Boko Haram militants are estimated by Amnesty International to have kidnapped more than 2,000 women and girls in northeastern Nigeria since the beginning of 2014, including the 276 girls seized from their school in Chibok last year in a kidnapping that sparked global outrage.
“During their captivity, lasting in many cases for months or even years, women and girls have been sexually enslaved, raped and forced into so-called ‘marriages’,” Zeid Ra’ad Al Hussein told the UN Human Rights council in a special session on Boko Haram.
“Many survivors of these horrific experiences are now pregnant by their rapists … and several reportedly wish to terminate these unwanted pregnancies,” he said. But in Nigeria, abortion is only legal when the life of the woman is at risk, Zeid said, warning that a lack of access would only add to the horrendous suffering the former captives had been through.
“I strongly urge the most compassionate possible interpretation of the current regulations in Nigeria to include the risk of suicide and risks to mental health for women and young girls who have suffered such appalling cruelty,” he said.
He also called on authorities to help women and girls freed from Boko Haram enslavement, who often face stigmatisation, to reintegrate into their communities.
Hard-handed military tactics
Boko Haram’s insurgency, centred in northeastern Nigeria and aimed at creating a hardline Islamic state, has led to the deaths of at least 15,000 people since 2009.

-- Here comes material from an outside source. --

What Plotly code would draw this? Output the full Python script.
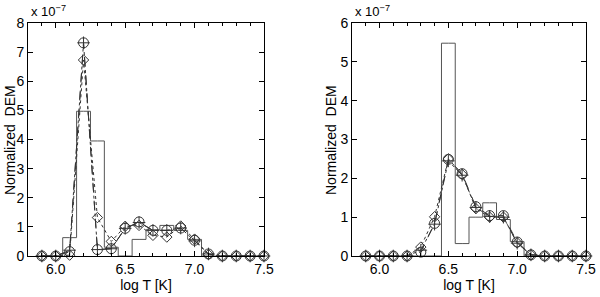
import plotly.graph_objects as go

logT = [5.9, 6.0, 6.1, 6.2, 6.3, 6.4, 6.5, 6.6, 6.7, 6.8, 6.9, 7.0, 7.1, 7.2, 7.3, 7.4, 7.5]

# left panel (units of 1e-7)
hist_left = [0, 0, 0.63, 4.97, 3.95, 0.3, 0.0, 0.57, 0.9, 1.05, 0.88, 0.57, 0, 0, 0, 0, 0]
circ_left = [0, 0, 0.15, 7.32, 0.22, 0.25, 0.95, 1.17, 0.88, 0.88, 0.96, 0.54, 0.07, 0, 0, 0, 0]
plus_left = [0, 0, 0.2, 7.32, 0.22, 0.25, 0.95, 1.15, 0.88, 0.88, 0.96, 0.52, 0.07, 0, 0, 0, 0]
diam_left = [0, 0, 0.03, 6.73, 1.32, 0.5, 1.02, 1.05, 0.71, 0.65, 1.03, 0.58, 0.05, 0, 0, 0, 0]

# right panel (units of 1e-7)
hist_right = [0, 0, 0, 0, 0, 0, 5.48, 0.32, 1.0, 1.37, 0.94, 0.37, 0, 0, 0, 0, 0]
circ_right = [0, 0, 0, 0, 0.1, 0.84, 2.49, 2.12, 1.27, 1.04, 1.04, 0.36, 0.03, 0, 0, 0, 0]
plus_right = [0, 0, 0, 0, 0.15, 0.82, 2.45, 2.08, 1.25, 1.02, 1.0, 0.33, 0.03, 0, 0, 0, 0]
diam_right = [0, 0, 0, 0, 0.23, 1.01, 2.5, 2.1, 1.22, 1.0, 1.0, 0.34, 0.03, 0, 0, 0, 0]

xticks = [6.0, 6.5, 7.0, 7.5]
xticklabels = ["6.0", "6.5", "7.0", "7.5"]
FONT = "Liberation Sans, Arial, sans-serif"
MK = "#333333"

fig = go.Figure()

panels = [
    ("x", "y", hist_left, circ_left, plus_left, diam_left),
    ("x2", "y2", hist_right, circ_right, plus_right, diam_right),
]
for xa, ya, h, c, p, d in panels:
    fig.add_trace(go.Scatter(x=logT, y=h, xaxis=xa, yaxis=ya, mode="lines",
                             line=dict(color="#555555", width=1, shape="hvh"),
                             showlegend=False, cliponaxis=False))
    fig.add_trace(go.Scatter(x=logT, y=c, xaxis=xa, yaxis=ya, mode="lines+markers",
                             line=dict(color=MK, width=1, dash="dash"),
                             marker=dict(symbol="circle-open", size=10, color=MK,
                                         line=dict(width=1)),
                             showlegend=False, cliponaxis=False))
    fig.add_trace(go.Scatter(x=logT, y=p, xaxis=xa, yaxis=ya, mode="lines+markers",
                             line=dict(color=MK, width=1, dash="dashdot"),
                             marker=dict(symbol="cross-thin-open", size=9, color=MK,
                                         line=dict(width=1, color=MK)),
                             showlegend=False, cliponaxis=False))
    fig.add_trace(go.Scatter(x=logT, y=d, xaxis=xa, yaxis=ya, mode="lines+markers",
                             line=dict(color=MK, width=1, dash="dot"),
                             marker=dict(symbol="diamond-open", size=8, color=MK,
                                         line=dict(width=1)),
                             showlegend=False, cliponaxis=False))

xcommon = dict(range=[5.8, 7.5], tickvals=xticks, ticktext=xticklabels,
               ticks="inside", ticklen=5, tickcolor="black", showgrid=False,
               zeroline=False, showline=True, linecolor="black", linewidth=1,
               mirror="allticks", automargin=False,
               minor=dict(dtick=0.1, ticks="inside", ticklen=3, tickcolor="black", showgrid=False),
               tickfont=dict(family=FONT, size=14, color="black"),
               title=dict(text="log T [K]", font=dict(family=FONT, size=14, color="black"),
                          standoff=0))
ycommon = dict(ticks="inside", ticklen=5, tickcolor="black", showgrid=False,
               zeroline=False, showline=True, linecolor="black", linewidth=1,
               mirror="allticks", dtick=1, automargin=False,
               tickfont=dict(family=FONT, size=14, color="black"))

ybot = 1 - 256 / 297
ytop = 1 - 23 / 297
fig.update_layout(
    width=600, height=297,
    margin=dict(l=0, r=0, t=0, b=0, autoexpand=False),
    paper_bgcolor="white", plot_bgcolor="white",
    xaxis=dict(domain=[28 / 600, 264 / 600], anchor="y", **xcommon),
    yaxis=dict(domain=[ybot, ytop], anchor="x", range=[0, 8], **ycommon),
    xaxis2=dict(domain=[352 / 600, 586 / 600], anchor="y2", **xcommon),
    yaxis2=dict(domain=[ybot, ytop], anchor="x2", range=[0, 6], **ycommon),
)

for xc, xl in [(10, 29), (331, 353)]:
    fig.add_annotation(text="Normalized  DEM", x=xc / 600, y=(1 - 140 / 297),
                       xref="paper", yref="paper", textangle=-90, showarrow=False,
                       xanchor="center", yanchor="middle",
                       font=dict(family=FONT, size=14, color="black"))
    fig.add_annotation(text="x 10<sup>−7</sup>", x=xl / 600, y=1 - 1 / 297,
                       xref="paper", yref="paper", xanchor="left", yanchor="top",
                       showarrow=False, font=dict(family=FONT, size=13, color="black"))

fig.write_html("out.html",
               config={"displayModeBar": False},
               post_script="document.body.style.margin='0';document.body.style.overflow='hidden';")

During his speech, Zeid accused Boko Haram of a litany of other atrocities in Nigeria and in neighbouring Cameroon, Chad and Niger, including massacres, beheadings, torture, burning people to death in their own houses and forcing children to become soldiers.
He demanded that perpetrators be brought to justice, but also warned that hard-handed tactics by the military and police fighting Boko Haram risked exacerbating the suffering of civilians and increasing support for the militants.
He pointed to reports of “shocking conditions of detention in north-eastern Nigeria, including torture and lack of food or water,” and the lengthy detention of women and children released from Boko Haram captivity, reportedly for screening and rehabilitation.
He also referred to an Amnesty International report last month accusing senior Nigerian officials of “war crimes” in connection with the Boko Haram battle.
Nigeria’s acting foreign minister Bulus Z. Lolo slammed the Amnesty report as “demoralising”, insisting to the council Wednesday that it constituted an “undue interference in the work our security agencies are undertaking under very difficult circumstances against the insurgents (which) can only serve to strengthen and embolden Boko Haram.”
Nigerian forces were not the only ones accused of heavy-handedness.
Zeid referred to the widely criticised case of 84 children, aged seven to 15, detained since last December “in near starvation conditions” after Cameroonian forces raided what was first said to be a Boko Haram training camp, but which witnesses have said is an ordinary Koranic school.
Cameroonian ambassador Anatole Fabien Nkou told the council all 84 children had now been released, and that they had only been held long enough “to establish their level of involvement” in Boko Haram crimes.